◆ WHAT TO DO: Extract the lines from the start through the line that holds "const BLUE = '#5B9BD5';", both included, omitting all images.

+++++

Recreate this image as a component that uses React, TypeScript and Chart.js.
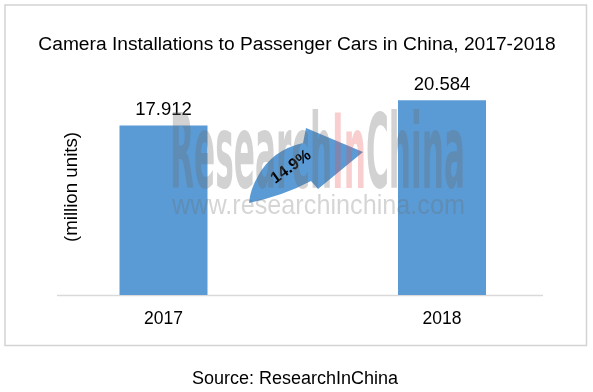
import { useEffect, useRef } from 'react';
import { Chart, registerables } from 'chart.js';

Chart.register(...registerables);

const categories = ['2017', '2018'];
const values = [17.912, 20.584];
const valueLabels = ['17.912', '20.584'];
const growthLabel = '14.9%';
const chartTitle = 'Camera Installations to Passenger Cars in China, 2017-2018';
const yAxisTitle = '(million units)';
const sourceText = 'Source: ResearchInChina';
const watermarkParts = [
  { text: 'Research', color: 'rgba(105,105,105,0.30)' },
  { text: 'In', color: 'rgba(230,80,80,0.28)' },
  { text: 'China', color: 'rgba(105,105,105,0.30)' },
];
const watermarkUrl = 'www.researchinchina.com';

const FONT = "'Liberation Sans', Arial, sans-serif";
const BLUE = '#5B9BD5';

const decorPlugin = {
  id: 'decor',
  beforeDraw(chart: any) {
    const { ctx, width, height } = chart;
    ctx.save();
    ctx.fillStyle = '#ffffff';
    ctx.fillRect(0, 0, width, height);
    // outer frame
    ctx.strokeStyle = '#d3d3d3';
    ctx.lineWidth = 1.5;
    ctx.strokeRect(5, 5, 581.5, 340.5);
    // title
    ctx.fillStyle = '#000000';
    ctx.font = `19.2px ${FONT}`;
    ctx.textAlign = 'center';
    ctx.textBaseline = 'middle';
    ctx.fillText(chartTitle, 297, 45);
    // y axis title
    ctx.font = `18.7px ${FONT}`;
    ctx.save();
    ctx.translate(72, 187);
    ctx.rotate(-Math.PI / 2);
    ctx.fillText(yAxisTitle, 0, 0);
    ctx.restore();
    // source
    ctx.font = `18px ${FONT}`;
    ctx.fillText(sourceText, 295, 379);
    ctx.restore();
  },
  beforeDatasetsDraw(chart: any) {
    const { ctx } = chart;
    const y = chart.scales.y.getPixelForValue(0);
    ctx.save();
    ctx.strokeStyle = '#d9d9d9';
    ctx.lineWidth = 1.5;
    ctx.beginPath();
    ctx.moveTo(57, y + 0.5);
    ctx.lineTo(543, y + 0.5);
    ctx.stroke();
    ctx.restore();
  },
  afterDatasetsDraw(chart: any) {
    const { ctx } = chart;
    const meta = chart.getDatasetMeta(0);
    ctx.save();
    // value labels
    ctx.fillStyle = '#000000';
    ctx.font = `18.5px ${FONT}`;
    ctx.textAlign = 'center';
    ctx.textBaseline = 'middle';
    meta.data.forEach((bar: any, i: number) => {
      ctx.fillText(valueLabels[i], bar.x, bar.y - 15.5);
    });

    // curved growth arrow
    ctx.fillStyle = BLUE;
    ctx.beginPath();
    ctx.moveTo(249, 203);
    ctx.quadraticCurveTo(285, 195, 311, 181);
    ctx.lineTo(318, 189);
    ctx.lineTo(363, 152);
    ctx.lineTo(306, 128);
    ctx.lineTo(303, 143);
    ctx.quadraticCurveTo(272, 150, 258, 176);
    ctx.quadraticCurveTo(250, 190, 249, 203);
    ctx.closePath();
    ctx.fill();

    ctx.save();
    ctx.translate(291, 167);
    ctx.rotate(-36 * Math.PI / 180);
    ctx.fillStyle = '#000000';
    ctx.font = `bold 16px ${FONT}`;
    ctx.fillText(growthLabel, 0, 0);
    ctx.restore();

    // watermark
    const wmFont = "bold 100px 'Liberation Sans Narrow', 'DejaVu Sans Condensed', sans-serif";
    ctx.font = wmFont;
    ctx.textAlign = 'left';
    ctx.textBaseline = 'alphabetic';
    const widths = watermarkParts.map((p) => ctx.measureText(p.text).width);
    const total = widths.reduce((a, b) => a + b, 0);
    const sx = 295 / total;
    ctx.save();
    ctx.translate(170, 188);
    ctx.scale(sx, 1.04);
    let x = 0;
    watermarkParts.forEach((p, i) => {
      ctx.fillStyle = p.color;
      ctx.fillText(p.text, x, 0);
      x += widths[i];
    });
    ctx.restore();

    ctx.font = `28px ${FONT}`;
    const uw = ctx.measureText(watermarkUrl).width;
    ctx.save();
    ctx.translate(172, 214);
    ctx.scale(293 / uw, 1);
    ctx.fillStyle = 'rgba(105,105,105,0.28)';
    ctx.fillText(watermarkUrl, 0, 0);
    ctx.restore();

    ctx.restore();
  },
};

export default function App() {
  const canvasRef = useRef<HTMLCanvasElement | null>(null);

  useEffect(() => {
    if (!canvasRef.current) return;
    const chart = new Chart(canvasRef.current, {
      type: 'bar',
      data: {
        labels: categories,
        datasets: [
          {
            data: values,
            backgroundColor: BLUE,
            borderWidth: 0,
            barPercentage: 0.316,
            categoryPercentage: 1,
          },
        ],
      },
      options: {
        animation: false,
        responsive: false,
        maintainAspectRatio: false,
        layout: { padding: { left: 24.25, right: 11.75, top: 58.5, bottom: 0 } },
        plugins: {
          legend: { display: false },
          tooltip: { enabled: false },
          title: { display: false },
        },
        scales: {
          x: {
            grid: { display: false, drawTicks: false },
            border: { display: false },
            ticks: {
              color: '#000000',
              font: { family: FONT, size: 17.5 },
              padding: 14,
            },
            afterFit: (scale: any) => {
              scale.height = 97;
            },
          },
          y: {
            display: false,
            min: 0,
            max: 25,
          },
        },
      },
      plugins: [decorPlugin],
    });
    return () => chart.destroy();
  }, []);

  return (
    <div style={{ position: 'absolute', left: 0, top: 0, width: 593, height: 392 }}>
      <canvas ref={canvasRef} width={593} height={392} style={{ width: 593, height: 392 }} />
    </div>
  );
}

+++++

◆ FULL OUTPUT:
Recreate this image as a component that uses React, TypeScript and Chart.js.
import { useEffect, useRef } from 'react';
import { Chart, registerables } from 'chart.js';

Chart.register(...registerables);

const categories = ['2017', '2018'];
const values = [17.912, 20.584];
const valueLabels = ['17.912', '20.584'];
const growthLabel = '14.9%';
const chartTitle = 'Camera Installations to Passenger Cars in China, 2017-2018';
const yAxisTitle = '(million units)';
const sourceText = 'Source: ResearchInChina';
const watermarkParts = [
  { text: 'Research', color: 'rgba(105,105,105,0.30)' },
  { text: 'In', color: 'rgba(230,80,80,0.28)' },
  { text: 'China', color: 'rgba(105,105,105,0.30)' },
];
const watermarkUrl = 'www.researchinchina.com';

const FONT = "'Liberation Sans', Arial, sans-serif";
const BLUE = '#5B9BD5';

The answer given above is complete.